Le vendeur pourra alors saisir le tribunal afin de solliciter que l’acquéreur soit condamné à lui verser la somme prévue au titre de la clause pénale.


Le Juge pourra condamner l’acquéreur au paiement de cette somme étant précisé que le Juge dispose toutefois d’un pouvoir modérateur (le montant de la clause pénale pouvant être modéré ou augmenté d'office par le juge si elle est manifestement excessive ou dérisoire).

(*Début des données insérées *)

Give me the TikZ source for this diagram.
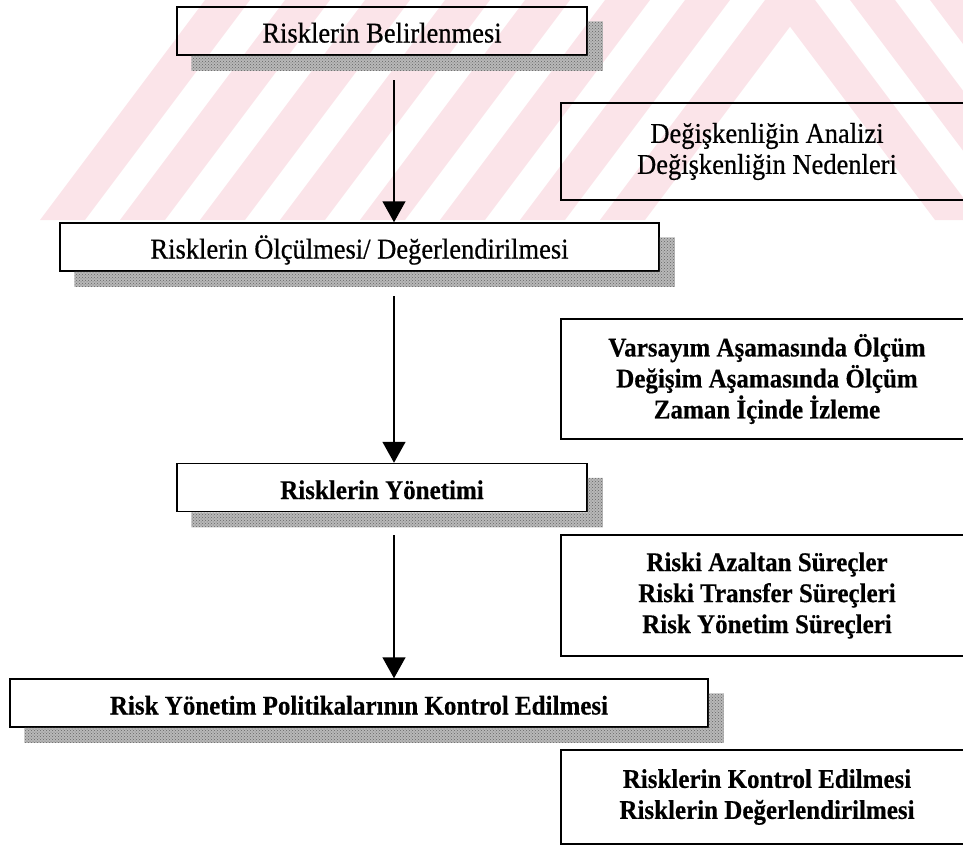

En résumé, le vendeur ne sera pas sans recours si l’acquéreur refuse finalement de signer sans motif légitime (à réserver notamment le cas de l’acquéreur d’une modification substantielle des conditions de la vente entre le compromis et la vente définitive).


Il faut donc garder à l’esprit qu’un compromis de vente immobilière, comme tout contrat en général, peut être lourd d’engagements.


Il ne faut donc pas prendre à la légère la signature d’un compromis de vente et il ne faut pas hésiter à se faire assister et conseiller par des professionnels du droit immobilier lors de tout processus d'acquisition.